• _EXERCISE TASK_
Copy all of the material exactly. Pictures are not to appear in the copy.

• _MATERIAL_

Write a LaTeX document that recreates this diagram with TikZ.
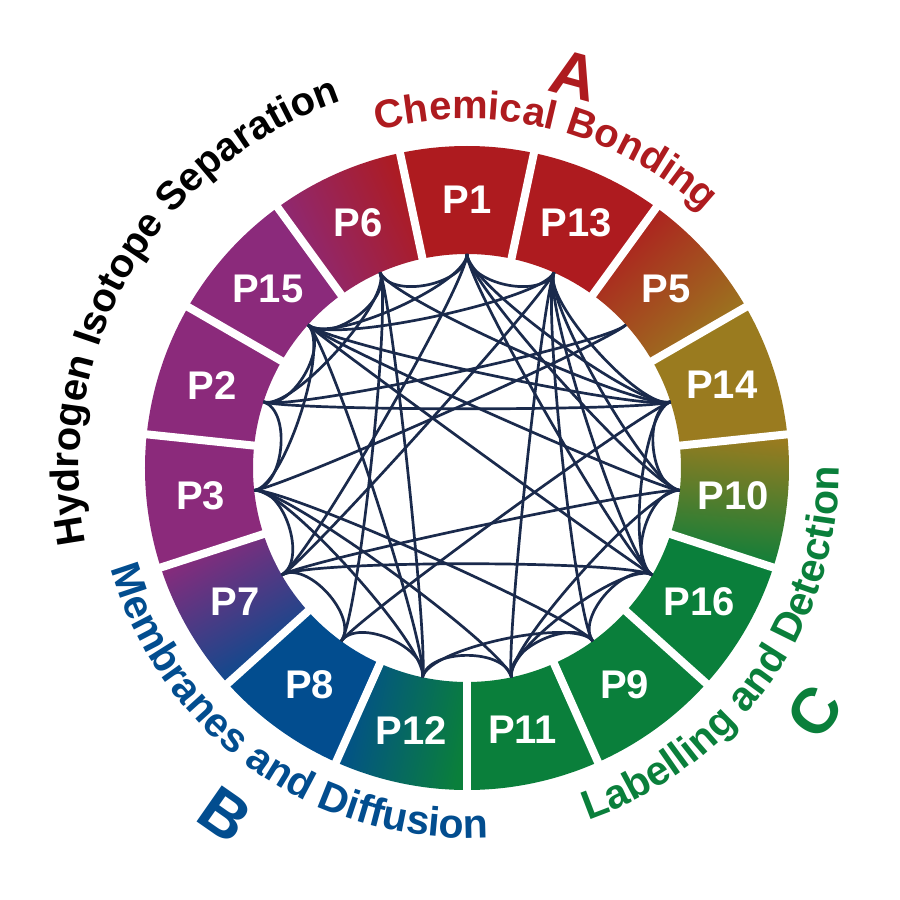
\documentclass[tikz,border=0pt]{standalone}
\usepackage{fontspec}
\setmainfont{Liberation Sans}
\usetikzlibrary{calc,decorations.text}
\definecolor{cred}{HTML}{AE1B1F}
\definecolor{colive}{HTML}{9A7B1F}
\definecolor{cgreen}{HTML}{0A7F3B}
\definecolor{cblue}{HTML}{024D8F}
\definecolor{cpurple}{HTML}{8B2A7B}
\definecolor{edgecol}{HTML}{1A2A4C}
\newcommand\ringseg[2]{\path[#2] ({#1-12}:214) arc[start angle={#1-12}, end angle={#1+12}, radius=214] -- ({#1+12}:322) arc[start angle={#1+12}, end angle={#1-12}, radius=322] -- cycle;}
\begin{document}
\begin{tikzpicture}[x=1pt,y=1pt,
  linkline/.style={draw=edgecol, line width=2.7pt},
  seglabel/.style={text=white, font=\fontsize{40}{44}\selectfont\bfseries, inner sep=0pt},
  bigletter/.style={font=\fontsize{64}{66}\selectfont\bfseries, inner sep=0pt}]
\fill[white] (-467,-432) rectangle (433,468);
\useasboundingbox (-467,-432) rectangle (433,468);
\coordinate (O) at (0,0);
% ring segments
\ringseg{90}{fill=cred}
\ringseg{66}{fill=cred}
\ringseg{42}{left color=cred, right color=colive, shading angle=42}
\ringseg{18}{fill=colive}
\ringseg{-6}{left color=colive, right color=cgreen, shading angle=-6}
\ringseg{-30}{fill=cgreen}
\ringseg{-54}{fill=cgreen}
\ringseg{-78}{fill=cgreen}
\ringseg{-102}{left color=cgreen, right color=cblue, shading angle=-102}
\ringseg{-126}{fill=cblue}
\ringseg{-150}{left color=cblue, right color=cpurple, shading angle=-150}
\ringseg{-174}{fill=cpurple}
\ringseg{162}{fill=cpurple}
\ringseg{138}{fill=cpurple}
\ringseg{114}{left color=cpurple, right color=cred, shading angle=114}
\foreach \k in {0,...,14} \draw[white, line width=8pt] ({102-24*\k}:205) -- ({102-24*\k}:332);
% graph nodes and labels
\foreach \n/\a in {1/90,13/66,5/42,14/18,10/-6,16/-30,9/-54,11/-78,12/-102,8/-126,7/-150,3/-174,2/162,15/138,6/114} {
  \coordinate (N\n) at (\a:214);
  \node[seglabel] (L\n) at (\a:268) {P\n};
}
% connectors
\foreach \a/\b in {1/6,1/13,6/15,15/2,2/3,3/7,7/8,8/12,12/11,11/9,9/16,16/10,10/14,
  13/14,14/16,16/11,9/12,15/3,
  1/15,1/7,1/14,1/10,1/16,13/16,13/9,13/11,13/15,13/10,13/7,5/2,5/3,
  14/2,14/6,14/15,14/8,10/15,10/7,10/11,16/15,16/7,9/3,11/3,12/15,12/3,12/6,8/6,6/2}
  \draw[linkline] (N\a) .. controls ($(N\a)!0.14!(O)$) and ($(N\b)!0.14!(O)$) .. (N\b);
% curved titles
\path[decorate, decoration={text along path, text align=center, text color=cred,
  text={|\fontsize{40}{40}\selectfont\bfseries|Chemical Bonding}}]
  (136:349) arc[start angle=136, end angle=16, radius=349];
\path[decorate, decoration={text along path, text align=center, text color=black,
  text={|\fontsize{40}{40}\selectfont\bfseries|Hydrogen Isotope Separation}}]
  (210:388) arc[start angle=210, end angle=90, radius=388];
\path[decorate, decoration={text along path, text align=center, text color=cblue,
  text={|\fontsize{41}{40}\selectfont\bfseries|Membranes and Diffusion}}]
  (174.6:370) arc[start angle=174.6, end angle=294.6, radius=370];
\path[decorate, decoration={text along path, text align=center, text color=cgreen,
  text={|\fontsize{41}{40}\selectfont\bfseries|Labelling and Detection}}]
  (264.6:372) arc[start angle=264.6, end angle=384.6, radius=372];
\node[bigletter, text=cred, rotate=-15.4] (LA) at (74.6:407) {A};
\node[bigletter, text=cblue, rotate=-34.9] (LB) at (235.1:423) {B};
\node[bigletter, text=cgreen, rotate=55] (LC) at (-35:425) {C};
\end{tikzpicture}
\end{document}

• _SOLUTION TO THE EXERCISE_
Write a LaTeX document that recreates this diagram with TikZ.
\documentclass[tikz,border=0pt]{standalone}
\usepackage{fontspec}
\setmainfont{Liberation Sans}
\usetikzlibrary{calc,decorations.text}
\definecolor{cred}{HTML}{AE1B1F}
\definecolor{colive}{HTML}{9A7B1F}
\definecolor{cgreen}{HTML}{0A7F3B}
\definecolor{cblue}{HTML}{024D8F}
\definecolor{cpurple}{HTML}{8B2A7B}
\definecolor{edgecol}{HTML}{1A2A4C}
\newcommand\ringseg[2]{\path[#2] ({#1-12}:214) arc[start angle={#1-12}, end angle={#1+12}, radius=214] -- ({#1+12}:322) arc[start angle={#1+12}, end angle={#1-12}, radius=322] -- cycle;}
\begin{document}
\begin{tikzpicture}[x=1pt,y=1pt,
  linkline/.style={draw=edgecol, line width=2.7pt},
  seglabel/.style={text=white, font=\fontsize{40}{44}\selectfont\bfseries, inner sep=0pt},
  bigletter/.style={font=\fontsize{64}{66}\selectfont\bfseries, inner sep=0pt}]
\fill[white] (-467,-432) rectangle (433,468);
\useasboundingbox (-467,-432) rectangle (433,468);
\coordinate (O) at (0,0);
% ring segments
\ringseg{90}{fill=cred}
\ringseg{66}{fill=cred}
\ringseg{42}{left color=cred, right color=colive, shading angle=42}
\ringseg{18}{fill=colive}
\ringseg{-6}{left color=colive, right color=cgreen, shading angle=-6}
\ringseg{-30}{fill=cgreen}
\ringseg{-54}{fill=cgreen}
\ringseg{-78}{fill=cgreen}
\ringseg{-102}{left color=cgreen, right color=cblue, shading angle=-102}
\ringseg{-126}{fill=cblue}
\ringseg{-150}{left color=cblue, right color=cpurple, shading angle=-150}
\ringseg{-174}{fill=cpurple}
\ringseg{162}{fill=cpurple}
\ringseg{138}{fill=cpurple}
\ringseg{114}{left color=cpurple, right color=cred, shading angle=114}
\foreach \k in {0,...,14} \draw[white, line width=8pt] ({102-24*\k}:205) -- ({102-24*\k}:332);
% graph nodes and labels
\foreach \n/\a in {1/90,13/66,5/42,14/18,10/-6,16/-30,9/-54,11/-78,12/-102,8/-126,7/-150,3/-174,2/162,15/138,6/114} {
  \coordinate (N\n) at (\a:214);
  \node[seglabel] (L\n) at (\a:268) {P\n};
}
% connectors
\foreach \a/\b in {1/6,1/13,6/15,15/2,2/3,3/7,7/8,8/12,12/11,11/9,9/16,16/10,10/14,
  13/14,14/16,16/11,9/12,15/3,
  1/15,1/7,1/14,1/10,1/16,13/16,13/9,13/11,13/15,13/10,13/7,5/2,5/3,
  14/2,14/6,14/15,14/8,10/15,10/7,10/11,16/15,16/7,9/3,11/3,12/15,12/3,12/6,8/6,6/2}
  \draw[linkline] (N\a) .. controls ($(N\a)!0.14!(O)$) and ($(N\b)!0.14!(O)$) .. (N\b);
% curved titles
\path[decorate, decoration={text along path, text align=center, text color=cred,
  text={|\fontsize{40}{40}\selectfont\bfseries|Chemical Bonding}}]
  (136:349) arc[start angle=136, end angle=16, radius=349];
\path[decorate, decoration={text along path, text align=center, text color=black,
  text={|\fontsize{40}{40}\selectfont\bfseries|Hydrogen Isotope Separation}}]
  (210:388) arc[start angle=210, end angle=90, radius=388];
\path[decorate, decoration={text along path, text align=center, text color=cblue,
  text={|\fontsize{41}{40}\selectfont\bfseries|Membranes and Diffusion}}]
  (174.6:370) arc[start angle=174.6, end angle=294.6, radius=370];
\path[decorate, decoration={text along path, text align=center, text color=cgreen,
  text={|\fontsize{41}{40}\selectfont\bfseries|Labelling and Detection}}]
  (264.6:372) arc[start angle=264.6, end angle=384.6, radius=372];
\node[bigletter, text=cred, rotate=-15.4] (LA) at (74.6:407) {A};
\node[bigletter, text=cblue, rotate=-34.9] (LB) at (235.1:423) {B};
\node[bigletter, text=cgreen, rotate=55] (LC) at (-35:425) {C};
\end{tikzpicture}
\end{document}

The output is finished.